Dunque, cosa ci sta succedendo? Noi viviamo il tempo della frammentazione.

Le classi sono dissolte, ognuno è trincerato in camera sua e prova a resistere, la catena di comando è impacciata, a volte silente o, peggio, impreparata.

Certo, ci stiamo attrezzando. I più previdenti tra noi erano già avanti, e guidano oggi l’innovazione, la trasformazione forzata a cui siamo tutti sottoposti. Lo dico da un piccolo avamposto di privilegiati: i nostri studenti – svizzeri, di lingua madre italiana – vivono in un contesto ricco, dove l’accesso alle più moderne tecnologie è un fatto scontato, dove ci è stato possibile “migrare” in una modalità “digitale” con un’accelerazione improvvisa ma cosciente e praticabile.
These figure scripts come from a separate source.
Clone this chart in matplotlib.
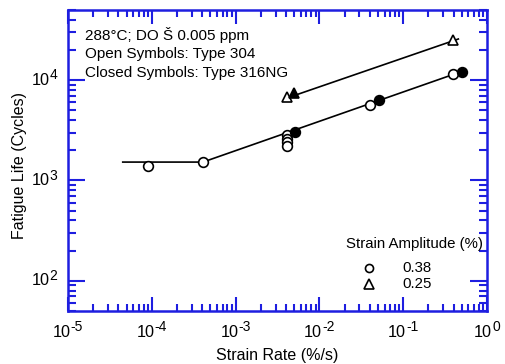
import matplotlib
matplotlib.use("Agg")
import matplotlib.pyplot as plt
import numpy as np

plt.rcParams['font.family'] = ['Liberation Sans', 'DejaVu Sans']
plt.rcParams['mathtext.default'] = 'regular'

# Data
open_circ_x = [9.0e-5, 4.08e-4, 4.07e-3, 4.07e-3, 4.07e-3, 4.07e-3, 0.0398, 0.396]
open_circ_y = [1390, 1545, 2850, 2600, 2410, 2200, 5700, 11450]
closed_circ_x = [5.16e-3, 0.0514, 0.504]
closed_circ_y = [3030, 6310, 12170]
open_tri_x = [4.07e-3, 0.396]
open_tri_y = [6850, 25300]
closed_tri_x = [5.0e-3]
closed_tri_y = [7410]
fit038_x = [4.5e-5, 4.08e-4, 0.5]
fit038_y = [1525, 1525, 12200]
fit025_x = [5.2e-3, 0.455]
fit025_y = [7100, 25700]

x_tick_exps = [-5, -4, -3, -2, -1, 0]
y_tick_exps = [2, 3, 4]

info_lines = ["288°C; DO Š 0.005 ppm", "Open Symbols: Type 304", "Closed Symbols: Type 316NG"]
legend_title = "Strain Amplitude (%)"
legend_labels = ["0.38", "0.25"]

W, H = 505, 364
fig = plt.figure(figsize=(W/100, H/100), dpi=100)
ax = fig.add_axes([68/W, 1-311/H, (487-68)/W, (311-10)/H])

ax.plot(fit038_x, fit038_y, color='black', lw=1.2, zorder=2)
ax.plot(fit025_x, fit025_y, color='black', lw=1.2, zorder=2)
ms = 7
ax.plot(open_circ_x, open_circ_y, 'o', mfc='white', mec='black', mew=1.2, ms=ms, ls='none', zorder=3)
ax.plot(closed_circ_x, closed_circ_y, 'o', mfc='black', mec='black', mew=1.2, ms=ms, ls='none', zorder=3)
ax.plot(open_tri_x, open_tri_y, '^', mfc='white', mec='black', mew=1.2, ms=ms, ls='none', zorder=3)
ax.plot(closed_tri_x, closed_tri_y, '^', mfc='black', mec='black', mew=1.2, ms=ms, ls='none', zorder=3)

ax.set_xscale('log')
ax.set_yscale('log')
ax.set_xlim(1e-5, 1e0)
ax.set_ylim(50, 5e4)

blue = '#1e1ee0'
for s in ax.spines.values():
    s.set_color(blue)
    s.set_linewidth(1.8)
ax.xaxis.set_major_locator(matplotlib.ticker.FixedLocator([10.0**e for e in x_tick_exps]))
ax.yaxis.set_major_locator(matplotlib.ticker.FixedLocator([10.0**e for e in y_tick_exps]))
ax.xaxis.set_minor_locator(matplotlib.ticker.LogLocator(base=10, subs=np.arange(2, 10), numticks=20))
ax.yaxis.set_minor_locator(matplotlib.ticker.LogLocator(base=10, subs=np.arange(2, 10), numticks=20))
ax.tick_params(which='both', direction='in', top=True, right=True, color=blue, width=1.5,
               labelbottom=False, labelleft=False)
ax.tick_params(axis='x', which='major', length=10)
ax.tick_params(axis='x', which='minor', length=5)
ax.tick_params(axis='y', which='major', length=12.5)
ax.tick_params(axis='y', which='minor', length=6)

# custom tick labels (10 with large superscript)
renderer = fig.canvas.get_renderer()
base_fs, sup_fs = 11.7, 10
def px_to_fig(px, py):
    return px / W, 1 - py / H

for e in x_tick_exps:
    xd, _ = ax.transData.transform((10.0**e, 1))
    t1 = fig.text(0, 0, "10", fontsize=base_fs, va='baseline', ha='left')
    t2 = fig.text(0, 0, str(e).replace('-', '-'), fontsize=sup_fs, va='baseline', ha='left')
    w1 = t1.get_window_extent(renderer).width
    w2 = t2.get_window_extent(renderer).width
    left = xd - (w1 + w2) / 2
    t1.set_position((left / W, 1 - 337 / H))
    t2.set_position(((left + w1) / W, 1 - 331.3 / H))

for e in y_tick_exps:
    _, yd = ax.transData.transform((1, 10.0**e))
    ypx = H - yd
    t1 = fig.text(0, 0, "10", fontsize=base_fs, va='baseline', ha='left')
    t2 = fig.text(0, 0, str(e), fontsize=sup_fs, va='baseline', ha='left')
    w1 = t1.get_window_extent(renderer).width
    w2 = t2.get_window_extent(renderer).width
    right = 57.5
    t1.set_position(((right - w2 - w1) / W, 1 - (ypx + 4.6) / H))
    t2.set_position(((right - w2) / W, 1 - (ypx - 0.7) / H))

fig.text(277.5 / W, 1 - 360 / H, "Strain Rate (%/s)", fontsize=11.5, ha='center', va='baseline')
fig.text(20 / W, 1 - 166 / H, "Fatigue Life (Cycles)", fontsize=11.5, ha='center', va='center', rotation=90)

for i, t in enumerate(info_lines):
    fig.text(85 / W, 1 - (35 + 19 * i) / H, t, fontsize=11, va='center', ha='left')

fig.text(414 / W, 1 - 244 / H, legend_title, fontsize=10.8, ha='center', va='center')
fig.text(402 / W, 1 - 267.5 / H, legend_labels[0], fontsize=10.8, ha='left', va='center')
fig.text(402 / W, 1 - 284 / H, legend_labels[1], fontsize=10.8, ha='left', va='center')
fig.lines.append(matplotlib.lines.Line2D([369 / W], [1 - 267.5 / H], marker='o', mfc='white', mec='black',
                                         mew=1.2, ms=5.8, transform=fig.transFigure))
fig.lines.append(matplotlib.lines.Line2D([369 / W], [1 - 284 / H], marker='^', mfc='white', mec='black',
                                         mew=1.2, ms=6.5, transform=fig.transFigure))

fig.savefig("out.png", dpi=100)
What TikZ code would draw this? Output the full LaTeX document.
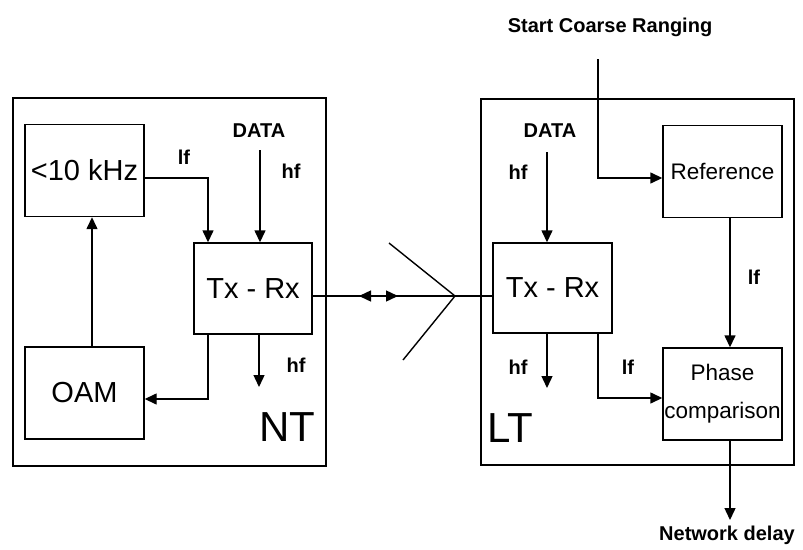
\documentclass[tikz,border=0pt]{standalone}
\usepackage{fontspec}
\setmainfont{Liberation Sans}
\usetikzlibrary{arrows.meta}
\begin{document}
\begin{tikzpicture}[x=1pt,y=-1pt,
  line width=1.4pt,
  box/.style={draw,minimum width=119pt,minimum height=92pt,inner sep=0pt,font=\fontsize{29}{29}\selectfont},
  rbox/.style={draw,minimum width=119pt,minimum height=92pt,inner sep=0pt,align=center,font=\fontsize{22.5}{38}\selectfont},
  lbl/.style={inner sep=0pt,font=\fontsize{20}{20}\selectfont\bfseries},
  big/.style={inner sep=0pt,font=\fontsize{42}{42}\selectfont},
  arr/.style={-{Triangle[length=12pt,width=11pt]}}]
\useasboundingbox (0,0) rectangle (803,549);
% outer frames
\draw (13,98) rectangle (326,466);
\draw (481,99) rectangle (794,465);
% NT side
\node[box] (osc) at (84.5,170.5) {<10 kHz};
\node[box] (oam) at (84.5,393) {OAM};
\node[box,minimum width=118pt,minimum height=91pt] (txn) at (253,288.5) {Tx - Rx};
\node[lbl] (dataN) at (259,131) {DATA};
\node[lbl] (lfN) at (184,157) {lf};
\node[lbl] (hfN1) at (291,171) {hf};
\node[lbl] (hfN2) at (296,365) {hf};
\node[big] (NT) at (287,427) {NT};
\coordinate (dN) at (260,150);
\coordinate (hfNend) at (259,387);
\draw[arr] ([yshift=-7.5pt]osc.east) -| ([xshift=-45pt]txn.north);
\draw[arr] (dN) -- (dN |- txn.north);
\draw[arr] ([xshift=7.5pt]oam.north) -- ([xshift=7.5pt]osc.south);
\draw[arr] ([xshift=-45pt]txn.south) |- ([yshift=-6pt]oam.east);
\draw[arr] (hfNend |- txn.south) -- (hfNend);
% LT side
\node[rbox] (ref) at (722.5,171.5) {Reference};
\node[box,minimum height=90pt] (txl) at (552.5,288) {Tx - Rx};
\node[rbox] (phase) at (722.5,394) {Phase\\comparison};
\node[lbl] (dataL) at (550,131) {DATA};
\node[lbl] (hfL1) at (518,172) {hf};
\node[lbl] (lfL1) at (754,277) {lf};
\node[lbl] (hfL2) at (518,367) {hf};
\node[lbl] (lfL2) at (628,367) {lf};
\node[big] (LT) at (510,428) {LT};
\node[lbl] (scr) at (610,27) {Start Coarse Ranging};
\node[lbl] (nd) at (727,535) {Network delay};
\coordinate (dL) at (547,152);
\coordinate (scrTop) at (598,59);
\coordinate (hfLend) at (547,388);
\coordinate (ndEnd) at (730,520);
\draw[arr] (dL) -- (dL |- txl.north);
\draw[arr] (scrTop) |- ([yshift=-6.5pt]ref.west);
\draw[arr] ([xshift=7.5pt]ref.south) -- ([xshift=7.5pt]phase.north);
\draw[arr] ([xshift=45.5pt]txl.south) |- ([yshift=-4pt]phase.west);
\draw[arr] (hfLend |- txl.south) -- (hfLend);
\draw[arr] ([xshift=7.5pt]phase.south) -- (ndEnd);
% line between transceivers with antenna
\coordinate (apex) at (455,296);
\draw ([yshift=-7.5pt]txn.east) -- (txn.east |- apex) -- (apex) -- (apex -| txl.west);
\draw (389,243) -- (apex) -- (403,360);
\draw[arr] (374,296) -- (359,296);
\draw[arr] (383,296) -- (398,296);
\end{tikzpicture}
\end{document}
Sì, insomma, parlo da privilegiato, persino ora che sono, che siamo diventati estensioni dei nostri schermi e dei nostri calcolatori.

E stiamo, per quanto ci è possibile, condividendo, aiutando, suggerendo a tutta quella magnifica creatività docente che si è attivata nelle ultime settimane per colmare l’abisso, la separazione fisica e spirituale delle nostre classi, la frammentazione dei nostri reggimenti, in uno sforzo rivoluzionario che alcuni scherniscono – la “casta” dei professori, perennemente in vacanza – e cui molti, attoniti, assistono, pregando che finisca: perché ora li hanno in casa, i loro figli discenti. I nostri figli sediscenti.

Perché tutti noi, ora, abbiamo bisogno di una nuova metafora.